SHARPSVILLE With steel fallout, SQP Industries will close
THE VINDICATOR, YOUNGSTOWN
Some of the employees are the third and fourth generation of their families to work in the plant.
By HAROLD GWIN
VINDICATOR SHARON BUREAU
SHARPSVILLE, Pa.-- SQP Industries survived hard times and a couple of bankruptcies, but the foundry couldn't beat a failing steel industry.
Don Lacey, chief operating officer, said the company will pour its last ingot molds Oct. 19 and workers will just be doing finishing work on existing orders after that.
The plant should close completely by Thanksgiving, he said.
The foundry's 40 employees were notified of the decision Tuesday, Lacey said, praising the work force for its efforts to keep the plant going.
"They did everything they could. We just caught bad economic times. Some of these guys are third, fourth generation in this plant," Lacey said.
Some of them also owned a piece of it at one point.
Employee involvement: The employees put together a complex financial package to buy the facility when its parent company, Shenango Inc., went into bankruptcy seven years ago.
They reopened it with 55 percent controlling interest as Sharpsville Quality Products and seemed to be making a go of it until financial problems faced by some of the foundry's customers caused a major cash crunch that resulted in the plant filing for bankruptcy protection and closing down in November 2000.
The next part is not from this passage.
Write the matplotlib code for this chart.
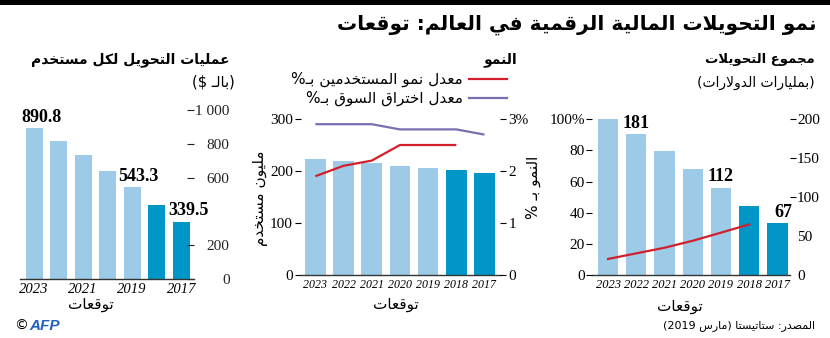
import re
import numpy as np
import matplotlib
matplotlib.use("Agg")
import matplotlib.pyplot as plt

# ---------------------------------------------------------------- data
years = ["2023", "2022", "2021", "2020", "2019", "2018", "2017"]
is_actual = [False, False, False, False, False, True, True]

# transfers per user (USD)
per_user = [890.8, 819, 736, 642, 543.3, 437, 339.5]
per_user_labeled = [0, 4, 6]

# users (millions) and growth rates (%)
users = [224, 219, 215, 210, 206, 201, 196]
user_growth = [1.9, 2.1, 2.2, 2.5, 2.5, 2.5, np.nan]
penetration = [2.9, 2.9, 2.9, 2.8, 2.8, 2.8, 2.7]

# total value of transfers (USD bn) and share (%)
total_value = [200, 181, 159, 136, 112, 88, 67]
total_labeled = [1, 4, 6]
share = [10.3, 13.9, 17.5, 22.0, 27.2, 32.5, np.nan]

# ---------------------------------------------------------------- arabic text helpers
_DUAL = {'ئ': 0xFE89, 'ب': 0xFE8F, 'ت': 0xFE95, 'ث': 0xFE99, 'ج': 0xFE9D, 'ح': 0xFEA1,
         'خ': 0xFEA5, 'س': 0xFEB1, 'ش': 0xFEB5, 'ص': 0xFEB9, 'ض': 0xFEBD, 'ط': 0xFEC1,
         'ظ': 0xFEC5, 'ع': 0xFEC9, 'غ': 0xFECD, 'ف': 0xFED1, 'ق': 0xFED5, 'ك': 0xFED9,
         'ل': 0xFEDD, 'م': 0xFEE1, 'ن': 0xFEE5, 'ه': 0xFEE9, 'ي': 0xFEF1}
_RIGHT = {'آ': 0xFE81, 'أ': 0xFE83, 'ؤ': 0xFE85, 'إ': 0xFE87, 'ا': 0xFE8D, 'ة': 0xFE93,
          'د': 0xFEA9, 'ذ': 0xFEAB, 'ر': 0xFEAD, 'ز': 0xFEAF, 'و': 0xFEED, 'ى': 0xFEEF}
_LAMALEF = {'آ': 0xFEF5, 'أ': 0xFEF7, 'إ': 0xFEF9, 'ا': 0xFEFB}
_TATWEEL = 'ـ'


def _links_forward(c):
    return c in _DUAL or c == _TATWEEL


def _links_back(c):
    return c in _DUAL or c in _RIGHT or c == _TATWEEL


def _shape(s):
    out, i, n = [], 0, len(s)
    while i < n:
        c = s[i]
        prev = s[i - 1] if i > 0 else ''
        back = bool(prev) and _links_forward(prev) and _links_back(c)
        if c == 'ل' and i + 1 < n and s[i + 1] in _LAMALEF:
            out.append(chr(_LAMALEF[s[i + 1]] + (1 if back else 0)))
            i += 2
            continue
        nxt = s[i + 1] if i + 1 < n else ''
        fwd = c in _DUAL and bool(nxt) and _links_back(nxt)
        if c in _DUAL:
            k = 3 if (back and fwd) else 2 if fwd else 1 if back else 0
            out.append(chr(_DUAL[c] + k))
        elif c in _RIGHT:
            out.append(chr(_RIGHT[c] + (1 if back else 0)))
        else:
            out.append(c)
        i += 1
    return ''.join(out)


def ar(s):
    """Shape Arabic text and put it in left-to-right display order."""
    runs = re.findall(r'[0-9A-Za-z][0-9A-Za-z.,]*|.', _shape(s))
    return ''.join(reversed(runs)).translate(str.maketrans('()', ')('))


# ---------------------------------------------------------------- style
W, H = 830, 338
LIGHT = "#9dcbe7"
DARK = "#0096c8"
RED = "#d21f2b"
PURPLE = "#7b6eb0"
SERIF = "Liberation Serif"
ARFONT = ["DejaVu Sans"]

plt.rcParams["font.family"] = ["Liberation Serif", "DejaVu Sans"]

fig = plt.figure(figsize=(W / 100, H / 100), dpi=100)
fig.patch.set_facecolor("white")


def px_axes(x0, x1, ybot, ytop):
    return fig.add_axes([x0 / W, 1 - ybot / H, (x1 - x0) / W, (ybot - ytop) / H])


def ftext(x, y, s, **kw):
    fig.text(x / W, 1 - y / H, s, **kw)


bar_colors = [DARK if a else LIGHT for a in is_actual]
pos = np.arange(len(years))


def base_style(ax):
    for side in ("top", "left", "right"):
        ax.spines[side].set_visible(False)
    ax.spines["bottom"].set_color("#333333")
    ax.spines["bottom"].set_linewidth(1.0)
    ax.set_facecolor("none")
    ax.tick_params(axis="x", length=0, pad=3)


def hide_spines(ax):
    for side in ("top", "left", "right", "bottom"):
        ax.spines[side].set_visible(False)


# ---------------------------------------------------------------- left panel
ax1 = px_axes(19.5, 193.5, 279.3, 110)
ax1.bar(pos, per_user, width=0.7, color=bar_colors)
ax1.set_xlim(-0.6, 6.5)
ax1.set_ylim(0, 1000)
base_style(ax1)
ax1.set_xticks(pos[::2])
ax1.set_xticklabels(years[::2], fontstyle="italic", fontsize=10.5, family=SERIF)
ax1.yaxis.tick_right()
ax1.set_yticks([0, 200, 600, 800, 1000])
ax1.set_yticklabels(["0", "200", "600", "800", "1 000"], family=SERIF, fontsize=11, ha="right")
ax1.tick_params(axis="y", direction="in", length=5, width=0.8, pad=26, colors="#222222")
for i, dx in zip(per_user_labeled, [0.3, 0.24, 0.3]):
    ax1.text(i + dx, per_user[i] + 14, f"{per_user[i]:.1f}", ha="center", va="bottom",
             fontsize=13, fontweight="bold", family=SERIF, clip_on=False)

# ---------------------------------------------------------------- middle panel
ax2 = px_axes(301.3, 500, 275, 119)
ax2b = ax2.twinx()
ax2.bar(pos, users, width=0.73, color=bar_colors)
ax2.set_xlim(-0.5, 6.55)
ax2.set_ylim(0, 300)
base_style(ax2)
ax2.set_xticks(pos)
ax2.set_xticklabels(years, fontstyle="italic", fontsize=8.6, family=SERIF)
ax2.yaxis.tick_left()
ax2.set_yticks([0, 100, 200, 300])
ax2.set_yticklabels(["0", "100", "200", "300"], family=SERIF, fontsize=11)
ax2.tick_params(axis="y", direction="out", length=4, width=0.8, pad=2)

ax2b.set_ylim(0, 3)
ax2b.plot(pos, penetration, color=PURPLE, lw=1.6, solid_capstyle="butt")
ax2b.plot(pos, user_growth, color=RED, lw=1.6, solid_capstyle="butt")
hide_spines(ax2b)
ax2b.yaxis.tick_right()
ax2b.set_yticks([0, 1, 2, 3])
ax2b.set_yticklabels(["0", "1", "2", "3%"], family=SERIF, fontsize=11)
ax2b.tick_params(axis="y", direction="out", length=4, width=0.8, pad=2)

# ---------------------------------------------------------------- right panel
ax3 = px_axes(591.9, 790.2, 275, 119.3)
ax3b = ax3.twinx()
ax3.bar(pos, total_value, width=0.71, color=bar_colors)
ax3.set_xlim(-0.57, 6.45)
ax3.set_ylim(0, 200)
base_style(ax3)
ax3.set_xticks(pos)
ax3.set_xticklabels(years, fontstyle="italic", fontsize=9, family=SERIF)
ax3.yaxis.tick_right()
ax3.set_yticks([0, 50, 100, 150, 200])
ax3.set_yticklabels(["0", "50", "100", "150", "200"], family=SERIF, fontsize=11)
ax3.tick_params(axis="y", direction="out", length=4, width=0.8, pad=1)
for t in ax3.yaxis.get_major_ticks()[:2]:
    t.tick2line.set_visible(False)
for i, dx in zip(total_labeled, [0, 0, 0.2]):
    ax3.text(i + dx, total_value[i] + 3, f"{total_value[i]}", ha="center", va="bottom",
             fontsize=13, fontweight="bold", family=SERIF, clip_on=False)

ax3b.set_ylim(0, 100)
ax3b.plot(pos, share, color=RED, lw=1.6)
hide_spines(ax3b)
ax3b.yaxis.tick_left()
ax3b.set_yticks([0, 20, 40, 60, 80, 100])
ax3b.set_yticklabels(["0", "20", "40", "60", "80", "100%"], family=SERIF, fontsize=11)
ax3b.tick_params(axis="y", direction="out", length=4, width=0.8, pad=1)

# ---------------------------------------------------------------- texts
fig.add_artist(plt.Rectangle((0, 1 - 5 / H), 1, 5 / H, transform=fig.transFigure,
                             color="black", lw=0))
ftext(817, 25, ar("نمو التحويلات المالية الرقمية في العالم: توقعات"), ha="right", va="center",
      fontsize=14.5, fontweight="bold", family=ARFONT)

ftext(230, 60, ar("عمليات التحويل لكل مستخدم"), ha="right", va="center",
      fontsize=10, fontweight="bold", family=ARFONT)
ftext(235, 82, ar("(بالـ $)"), ha="right", va="center", fontsize=10.5, family=ARFONT)

ftext(517, 60, ar("النمو"), ha="right", va="center", fontsize=10, fontweight="bold", family=ARFONT)
ftext(463, 79, ar("معدل نمو المستخدمين بـ%"), ha="right", va="center", fontsize=11, family=ARFONT)
ftext(463, 98, ar("معدل اختراق السوق بـ%"), ha="right", va="center", fontsize=11, family=ARFONT)
fig.add_artist(plt.Line2D([469 / W, 507 / W], [1 - 79 / H] * 2, color=RED, lw=1.6))
fig.add_artist(plt.Line2D([469 / W, 507 / W], [1 - 98 / H] * 2, color=PURPLE, lw=1.6))

ftext(261, 198, ar("مليون مستخدم"), ha="center", va="center", rotation=90,
      fontsize=11, family=ARFONT)
ftext(533, 187, ar("النمو بـ %"), ha="center", va="center", rotation=90,
      fontsize=11, family=ARFONT)

ftext(815, 60, ar("مجموع التحويلات"), ha="right", va="center", fontsize=9.5,
      fontweight="bold", family=ARFONT)
ftext(815, 83, ar("(بمليارات الدولارات)"), ha="right", va="center", fontsize=10, family=ARFONT)

for cx, cy in [(91, 305), (396, 305), (680, 307)]:
    ftext(cx, cy, ar("توقعات"), ha="center", va="center", fontsize=11, family=ARFONT)

ftext(815, 326, ar("المصدر: ستاتيستا (مارس 2019)"), ha="right", va="center",
      fontsize=8, family=ARFONT)
ftext(14, 326, "©", ha="left", va="center", fontsize=10, family=["DejaVu Sans"])
ftext(29, 326, "AFP", ha="left", va="center", fontsize=11, fontweight="bold",
      fontstyle="italic", family=["Liberation Sans"], color="#1f5fbf")

fig.savefig("out.png", dpi=100)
Rather than seeing the facility cut up for scrap, the company and its creditors arranged a sale through federal bankruptcy court to Hempfield Partners Inc. of Pittsburgh in January for $1,055,000.
That breathed new life into the foundry, which reopened April 2 as SQP Industries.
New product lines: The company continued to make ingot molds for the steel industry and counterweights for the heavy-lifting equipment industry and, in June, was looking at some additional product lines to expand its operations.
But those new product lines never developed and, in the meantime, the bottom fell out of the steel industry, resulting in fewer orders for ingot molds, Lacey said.
He said he doesn't know what will happen to the plant, which sits on 40 acres and has 250,000 square feet under roof.
It could be developed as an industrial park, he said, noting the building is in good shape and all of its bays have overhead crane service.
The plant lies in the Shenango Valley Enterprise Zone and a state Keystone Opportunity Zone, which makes any new developer eligible for special consideration for state and local development assistance.